A week before Harper’s arrival, Alan Baker, Israel’s former ambassador to Canada, revealed in a Jerusalem Post op-ed piece that he and six pro-Israel Canadian attorneys had met with members of the Harper government to discuss the matter.

Canada’s National Post reported Baker and company “demanded the website be changed ‘to align it with [the pro-Israel] statements and policies publicly expressed by the Prime Minister, yourself and other government representatives.’”

The National Post article was an embarrassment to a government already reeling from criticism for having appointed Vivian Bercovici as Canada’s new ambassador to Israel. Bercovici, an attorney, is Jewish and well-known for her public criticism of Palestinian positions, and the US role in the Middle East. In an article she wrote last month for the Toronto Star, she said that “Iran is being feted and fawned over by many Western leaders, led by US President Barack Obama.”
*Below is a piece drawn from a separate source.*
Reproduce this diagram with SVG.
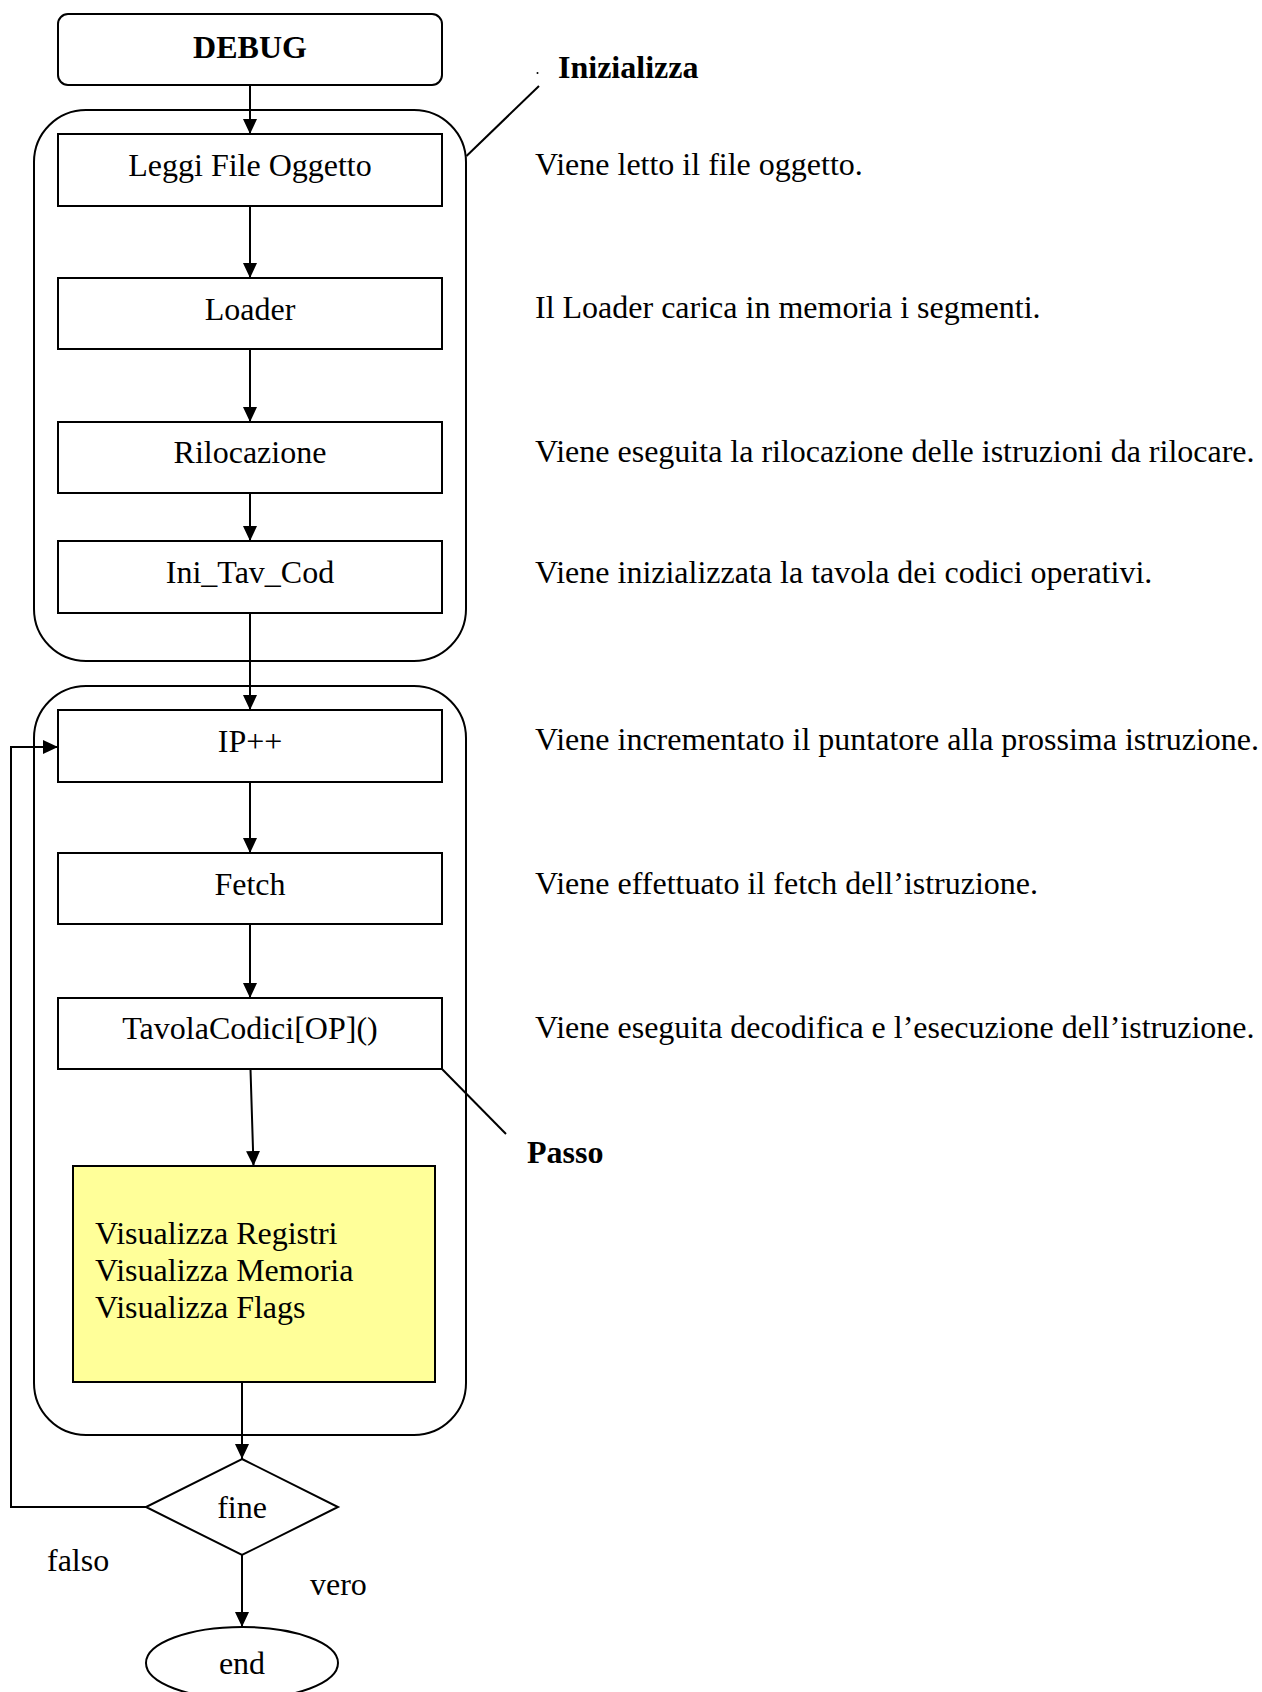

Leo Adler, a criminal defense lawyer from Toronto, and one of the six attorneys allied with Baker, tells Mishpacha there was absolutely no intent to embarrass the Harper government, which he called “highly principled and clearly realizing the importance of Israel and the common values between Israel and Canada.”

Adler says the group’s meeting with foreign affairs officials was held before Harper even announced his visit to Israel. “It was meant to be a friendly discussion pointing out that there are aspects of the website that are different from what we know the minister and the Canadian government as a whole has been saying.”
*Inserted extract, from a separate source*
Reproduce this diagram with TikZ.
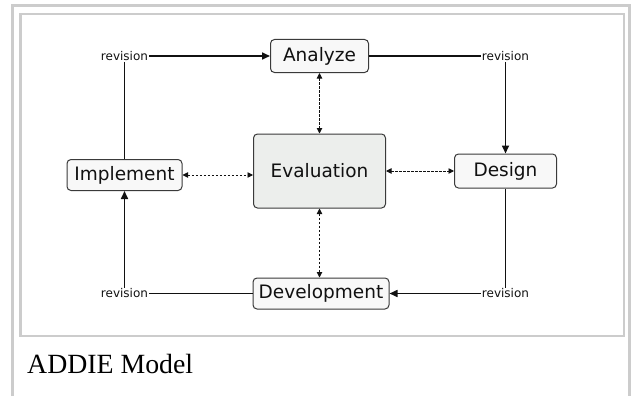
\documentclass[tikz,border=0pt]{standalone}
\usepackage{fontspec}
\setmainfont{Liberation Serif}
\newfontfamily\boxfont{DejaVu Sans}
\usetikzlibrary{arrows.meta}
\definecolor{framegray}{HTML}{CCCCCC}
\definecolor{boxline}{HTML}{3A3A3A}
\definecolor{boxfill}{HTML}{F8F8F8}
\definecolor{evalfill}{HTML}{ECEEEC}
\definecolor{ink}{HTML}{111111}
\tikzset{
  box/.style={draw=boxline, rounded corners=4pt, fill=boxfill, inner sep=0pt,
    line width=1pt, text=ink, font=\boxfont\fontsize{18.5}{20}\selectfont},
  rev/.style={inner sep=1pt, text=ink, font=\boxfont\fontsize{12}{13}\selectfont},
  flow/.style={line width=1.6pt, draw=ink},
  arr/.style={-{Triangle[length=8pt,width=7pt]}},
  dashlink/.style={draw=ink, line width=0.9pt, dash pattern=on 2.5pt off 1.5pt,
    {Triangle[length=5.5pt,width=5.5pt]}-{Triangle[length=5.5pt,width=5.5pt]}},
  framestroke/.style={draw=framegray, line width=3pt},
  caption/.style={anchor=base west, inner sep=0pt, font=\fontsize{27.8}{30}\selectfont, text=black}
}
\begin{document}
\begin{tikzpicture}[x=1pt,y=-1pt]
\useasboundingbox (0,0) rectangle (631,396);
% frames
\draw[framestroke] (12.5,396) -- (12.5,5.5) -- (629.5,5.5) -- (629.5,396);
\draw[draw=framegray, line width=2.5pt] (20.5,14) rectangle (624,336);
\node[caption] (cap) at (27,373) {ADDIE Model};
% boxes
\node[box, minimum width=98pt, minimum height=33pt] (analyze) at (319.5,56) {Analyze};
\node[box, fill=evalfill, minimum width=132pt, minimum height=74pt] (eval) at (319.5,171) {Evaluation};
\node[box, minimum width=115pt, minimum height=31pt] (impl) at (124.5,175) {Implement};
\node[box, minimum width=102pt, minimum height=34pt] (design) at (505.5,171) {Design};
\node[box, minimum width=136pt, minimum height=31pt] (dev) at (321,293.5) {Development};
% revision labels
\node[rev] (rtl) at (124.5,56) {revision};
\node[rev] (rtr) at (505.5,56) {revision};
\node[rev] (rbl) at (124.5,293.5) {revision};
\node[rev] (rbr) at (505.5,293.5) {revision};
% flow
\draw[flow, arr] (rtl) -- (analyze);
\draw[flow] (analyze) -- (rtr);
\draw[flow, arr] (rtr) -- (design);
\draw[flow] (design) -- (rbr);
\draw[flow, arr] (rbr) -- (dev);
\draw[flow] (dev) -- (rbl);
\draw[flow, arr] (rbl) -- (impl);
\draw[flow] (rtl) -- (impl);
% evaluation links
\draw[dashlink] (analyze.south) -- (analyze.south |- eval.north);
\draw[dashlink] (eval.south) -- (eval.south |- dev.north);
\draw[dashlink] (impl.east) -- (impl.east -| eval.west);
\draw[dashlink] (eval.east |- design.west) -- (design.west);
\end{tikzpicture}
\end{document}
The pro-Israel attorneys provided the government with a letter and legal opinion as to how the website can be updated, and pointed out that calling the West Bank “occupied territory” (as opposed to the term disputed territory that Israel uses) is a legal issue. Adler says he asked the officials to pass the letter to Foreign Minister Baird and they said they would, in due course, look into their legal arguments.
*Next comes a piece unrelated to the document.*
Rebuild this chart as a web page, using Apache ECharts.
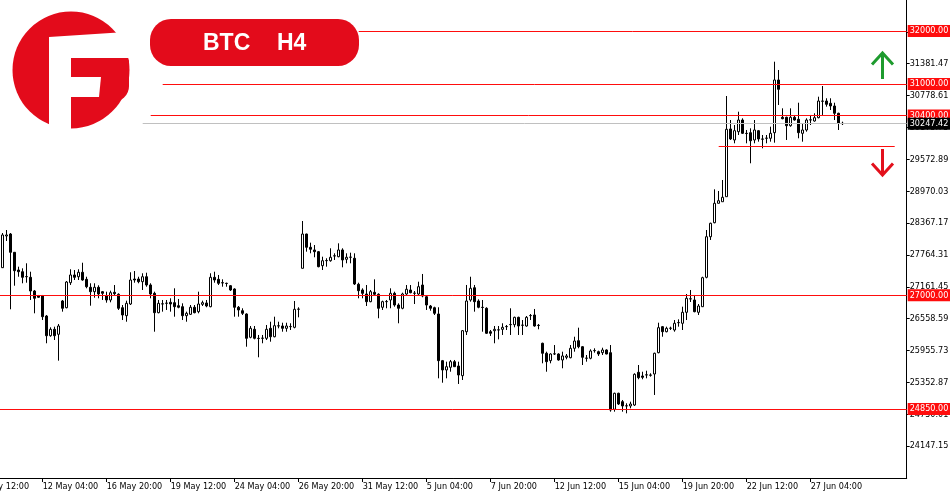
<!DOCTYPE html>
<html><head><meta charset="utf-8">
<script src="https://cdn.jsdelivr.net/npm/echarts@6/dist/echarts.min.js"></script>
<style>html,body{margin:0;padding:0;background:#fff}#c{width:950px;height:500px}</style>
</head><body><div id="c"></div><script>
// ---- data (BTC H4) ----
const firstBarTime = '2023-05-10T12:00:00Z';   // first visible bar
const hiddenBarsBefore = 6;                      // bars left of the frame (9 May 12:00 label)
const emptyBarsAfter = 16;                       // chart shift area
const open = [27523,28123,28160,27814,27479,27447,27352,27341,27082,26988,
26988,26609,26236,26357,26263,26893,26766,27239,27385,27352,
27436,27303,27152,27069,27152,27069,26988,26912,27057,27020,
26766,26615,26836,27309,27309,27258,27352,27196,27038,26672,
26836,26849,26868,26861,26804,26785,26615,26641,26774,26691,
26830,26855,26785,27341,27303,27239,27228,27182,27120,26774,
26709,26647,26206,26357,26187,26187,26187,26376,26217,26420,
26420,26376,26407,26395,26736,27511,28160,27909,27858,27826,
27561,27655,27655,27744,27731,27858,27682,27720,27701,27209,
27101,27025,26880,27057,27020,26774,26880,26912,27038,26817,
26755,27025,27101,27038,27025,27195,26974,26798,26766,26647,
25764,25588,25639,25745,25663,25480,26312,26912,27144,26893,
26774,26755,26312,26331,26344,26357,26407,26445,26445,26584,
26433,26420,26615,26628,26433,26093,25904,25764,25890,25890,
25777,25828,25820,25998,26142,26028,25809,25809,25953,25934,
25915,25966,25915,24844,25147,24988,24907,24907,24925,25544,
25474,25493,25493,25512,25915,26407,26312,26376,26344,26482,
26471,26679,26931,26912,26679,26785,27341,28109,28374,28741,
28771,28866,30147,29939,30096,30317,30065,30077,29939,30115,
29958,29971,29971,30077,31074,30368,30368,30209,30368,30330,
30065,30128,30317,30298,30361,30676,30676,30633,30582,30444,
30255];
const close = [28142,28142,27814,27466,27447,27341,27356,27082,26944,26963,
26596,26236,26357,26236,26420,26755,27252,27385,27341,27436,
27290,27163,27069,27152,27025,27038,26912,27050,27031,26755,
26628,26849,27290,27290,27258,27352,27196,27025,26672,26849,
26840,26853,26836,26785,26774,26615,26660,26774,26672,26836,
26861,26798,27341,27290,27228,27235,27224,27101,26774,26723,
26660,26187,26376,26187,26183,26191,26357,26217,26426,26424,
26376,26420,26411,26736,26740,28160,27909,27871,27826,27542,
27655,27659,27720,27748,27858,27669,27720,27724,27215,27088,
27038,26880,27069,27020,26755,26880,26884,27038,26817,26755,
27025,27114,27050,27042,27163,26988,26817,26755,26660,25764,
25588,25650,25745,25650,25493,26331,26893,27133,26880,26774,
26770,26282,26282,26357,26348,26395,26411,26449,26584,26420,
26437,26584,26619,26420,26429,25904,25745,25890,25894,25777,
25853,25853,25998,26136,26028,25828,25813,25947,25957,25890,
25966,25890,24831,25147,24944,24907,24911,24944,25506,25442,
25449,25497,25489,25904,26388,26312,26376,26380,26471,26486,
26679,26944,26935,26691,26798,27334,28109,28363,28741,28790,
28855,30141,29958,30115,30317,30065,30061,29925,30128,29958,
29954,29975,30065,31074,30898,30342,30209,30368,30317,30077,
30128,30317,30321,30361,30676,30672,30614,30582,30444,30255,
30247.42];
const low = [27517,28028,26736,27182,27352,27228,27239,26912,26660,26955,
26533,26093,26217,26155,25764,26691,26755,27196,27290,27290,
27277,27133,26804,26955,26944,26912,26861,26868,27007,26723,
26533,26501,26817,27239,27228,27101,27163,26944,26312,26660,
26691,26723,26691,26596,26755,26533,26501,26628,26660,26660,
26798,26774,26774,27239,27196,27163,27163,27082,26596,26596,
26628,26028,26187,26168,25828,26093,26155,26123,26206,26376,
26312,26312,26344,26376,26584,27511,27826,27795,27720,27530,
27479,27542,27636,27669,27720,27530,27606,27606,27196,26944,
26944,26798,26870,27007,26566,26723,26755,26755,26785,26471,
26736,27007,27038,26836,27007,26963,26723,26709,26628,25430,
25347,25430,25555,25644,25323,25398,26250,26880,26691,26755,
26312,26270,26231,26093,26168,26250,26344,26250,26395,26250,
26250,26407,26533,26407,26357,25714,25555,25714,25871,25764,
25620,25790,25809,25934,25998,25682,25745,25790,25915,25853,
25871,25885,24799,24799,24925,24799,24768,24863,24907,25412,
25412,25430,25461,25115,25904,26217,26300,26344,26312,26407,
26344,26533,26874,26679,26628,26779,27322,28047,28363,28741,
28771,28866,29939,29876,30033,30052,29876,29498,29876,29907,
29782,29876,29907,29888,30601,30330,29939,30190,30304,29971,
29907,30096,30222,30285,30349,30412,30569,30506,30317,30128,
30222];
const high = [28179,28236,28179,27820,27542,27511,27606,27447,27101,27007,
27007,26628,26395,26407,26458,26912,27271,27493,27479,27493,
27617,27352,27228,27228,27190,27082,27069,27088,27195,27038,
26817,26899,27436,27460,27352,27417,27428,27228,27069,26912,
26912,26912,26944,27133,26931,26849,26691,26817,26817,27069,
26899,26912,27417,27447,27385,27303,27239,27195,27133,26798,
26755,26660,26420,26420,26250,26250,26439,26501,26596,26501,
26482,26482,26471,26893,26774,28406,28166,27996,27952,27839,
27731,27701,27890,27795,27984,27890,27795,27807,27795,27239,
27133,27195,27101,27303,27038,26899,26912,27133,27069,26849,
27050,27195,27195,27082,27258,27404,26988,26817,26785,26774,
25777,25745,25777,25777,25745,26344,27196,27352,27196,26925,
26912,26774,26344,26420,26420,26471,26439,26755,26596,26596,
26533,26609,26647,26742,26458,26104,25934,25904,26060,25904,
25934,25890,26060,26217,26388,26041,25871,25979,25998,25953,
26009,25979,26060,25158,25158,25020,24958,24988,25525,25682,
25555,25574,25525,25915,26482,26420,26407,26407,26533,26546,
26785,27025,27101,27007,26836,27352,28236,28374,29006,28974,
29182,30771,30317,30222,30474,30349,30128,30160,30317,30128,
30033,30033,30190,31420,31263,30538,30380,30538,30412,30644,
30255,30349,30412,30444,30758,30960,30728,30728,30644,30455,
30285];
// horizontal price levels
const levelValues = [32000, 31000, 30400, 29820, 27000, 24850];
const levelStartBar = [89, 40, 37, 179, -6, -6];   // bar index (0 = first visible bar)
const levelEndBar   = [226, 226, 226, 223, 226, 226];
const levelLabeled  = [true, true, true, false, true, true];
const currentPrice = 30247.42;
const currentStartBar = 35;
// y axis ticks (MT4 scale)
const yMin = 23544.29, yMax = 32587.19, yStep = 602.86;

// ---- categories: H4 bars, weekends skipped ----
const MONTHS = ['Jan','Feb','Mar','Apr','May','Jun','Jul','Aug','Sep','Oct','Nov','Dec'];
function stepBar(t, dir) {
  let d = new Date(t.getTime() + dir * 4 * 3600 * 1000);
  while (d.getUTCDay() === 0 || d.getUTCDay() === 6) d = new Date(d.getTime() + dir * 4 * 3600 * 1000);
  return d;
}
let t0 = new Date(firstBarTime);
for (let k = 0; k < hiddenBarsBefore; k++) t0 = stepBar(t0, -1);
const totalCats = hiddenBarsBefore + open.length + emptyBarsAfter;
const categories = [];
let tt = t0;
for (let k = 0; k < totalCats; k++) {
  const hh = String(tt.getUTCHours()).padStart(2, '0');
  categories.push(tt.getUTCDate() + ' ' + MONTHS[tt.getUTCMonth()] + ' ' + hh + ':00');
  tt = stepBar(tt, 1);
}
const lastDataCat = hiddenBarsBefore + open.length - 1;

const candleData = [];
for (let k = 0; k < hiddenBarsBefore; k++) candleData.push('-');
for (let i = 0; i < open.length; i++) candleData.push([open[i], close[i], low[i], high[i]]);

const RED = '#ff0d0d';
const FONT = '"DejaVu Sans Condensed", "Liberation Sans", sans-serif';
const lineData = levelValues.map((v, k) => [
  {
    coord: [levelStartBar[k] + hiddenBarsBefore, v],
    lineStyle: { color: RED, width: 1, type: 'solid' },
    label: {
      show: levelLabeled[k], position: 'end', distance: 1,
      formatter: v.toFixed(2), color: '#fff', backgroundColor: RED,
      padding: [2, 3, 1, 2], fontSize: 9, fontFamily: FONT
    }
  },
  { coord: [levelEndBar[k] + hiddenBarsBefore, v] }
]);
lineData.push([
  {
    coord: [currentStartBar + hiddenBarsBefore, currentPrice],
    lineStyle: { color: '#c0c0c0', width: 1, type: 'solid' },
    label: {
      show: true, position: 'end', distance: 1,
      formatter: currentPrice.toFixed(2), color: '#fff', backgroundColor: '#000',
      padding: [2, 3, 1, 2], fontSize: 9, fontFamily: FONT
    }
  },
  { coord: [totalCats - 1, currentPrice] }
]);

const labelInterval = (idx) => idx % 16 === 0 && idx <= lastDataCat;
const LOGO = '#e30b1b';

const chart = echarts.init(document.getElementById('c'), null, { renderer: 'canvas' });
chart.setOption({
  animation: false,
  backgroundColor: '#fff',
  grid: { left: -21.3, right: 43.3, top: 0, bottom: 22, containLabel: false, outerBoundsMode: 'none' },
  xAxis: {
    type: 'category', data: categories, boundaryGap: false,
    axisLine: { show: true, lineStyle: { color: '#000', width: 1 } },
    axisTick: { show: true, length: 4, interval: labelInterval, lineStyle: { color: '#000' } },
    axisLabel: { interval: labelInterval, align: 'left', margin: 4, fontSize: 9, color: '#000', fontFamily: FONT, hideOverlap: false },
    splitLine: { show: false }
  },
  yAxis: {
    type: 'value', position: 'right', min: yMin, max: yMax, interval: yStep,
    axisLine: { show: true, lineStyle: { color: '#000', width: 1 } },
    axisTick: { show: true, length: 3, lineStyle: { color: '#000' } },
    axisLabel: { showMinLabel: false, showMaxLabel: false, margin: 3, fontSize: 9, color: '#000', fontFamily: FONT,
      formatter: (v) => v.toFixed(2) },
    splitLine: { show: false }
  },
  series: [{
    type: 'candlestick', data: candleData, barWidth: 2, clip: false,
    itemStyle: { color: '#fff', color0: '#000', borderColor: '#000', borderColor0: '#000', borderWidth: 1 },
    markLine: { symbol: 'none', silent: true, animation: false, data: lineData }
  }],
  graphic: [
    { type: 'circle', shape: { cx: 71, cy: 70, r: 58.5 }, style: { fill: LOGO }, z: 100 },
    { type: 'rect', shape: { x: 71, y: 58, width: 58, height: 44, r: [0, 4, 16, 0] }, style: { fill: LOGO }, z: 100 },
    { type: 'polygon', shape: { points: [[49, 37], [118, 32.5], [140, 29], [140, 58], [71, 58], [71, 131], [49, 131]] }, style: { fill: '#fff' }, z: 101 },
    { type: 'polygon', shape: { points: [[71, 77], [101, 77], [99, 97], [71, 97]] }, style: { fill: '#fff' }, z: 101 },
    { type: 'rect', shape: { x: 150, y: 19, width: 209, height: 47, r: 21 }, style: { fill: LOGO }, z: 100 },
    { type: 'text', x: 203, y: 43.5, style: { text: 'BTC', fill: '#fff', fontSize: 23, fontWeight: 'bold', fontFamily: '"Liberation Sans", Arial, sans-serif', textAlign: 'left', textVerticalAlign: 'middle' }, z: 102 },
    { type: 'text', x: 277, y: 43.5, style: { text: 'H4', fill: '#fff', fontSize: 23, fontWeight: 'bold', fontFamily: '"Liberation Sans", Arial, sans-serif', textAlign: 'left', textVerticalAlign: 'middle' }, z: 102 },
    { type: 'polyline', shape: { points: [[882.5, 53], [882.5, 79]] }, style: { stroke: '#1e9b2e', lineWidth: 3 }, z: 100 },
    { type: 'polyline', shape: { points: [[872, 64.5], [882.5, 53], [893, 64.5]] }, style: { stroke: '#1e9b2e', lineWidth: 3, fill: null }, z: 100 },
    { type: 'polyline', shape: { points: [[882.5, 149], [882.5, 175]] }, style: { stroke: '#e3101c', lineWidth: 3 }, z: 100 },
    { type: 'polyline', shape: { points: [[872, 163.5], [882.5, 175], [893, 163.5]] }, style: { stroke: '#e3101c', lineWidth: 3, fill: null }, z: 100 }
  ]
});
</script></body></html>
“I’m disappointed in how the media portrayed this because it was never meant to be anything other than legal colleagues saying this is what we believe the law to be.”

Stockwell Day, a senior strategic advisor for the Vancouver office of the legal firm McMillan LLP, and the first leader of the Canadian Alliance Party before it merged with the Conservatives, told Mishpacha that while he can no longer speak for the nation’s foreign affairs, he agrees that there is “an unbalanced view about settlements.”

“What does not get articulated is that on the other side of the ledger there are very legal and historical arguments for so-called settlements,” says Day. “People only ever hear the one side, but as far as what’s on those websites, consistency is important and the government needs to take a look at that.”

Professor Frederick Krantz, executive director of the Montreal-based Canadian Institute for Jewish Research, contends the foreign affairs ministry website is not based on political convictions, but on realpolitik, which takes into account oil interests in the Arab world. In addition, the foreign ministry employs entrenched, career bureaucrats with tenure and lifetime appointments whose positions are hard to budge.

“Until now the Harper government has been ignoring this and moved on using its own language,” says Professor Krantz. “They may now be forced to deal with this.”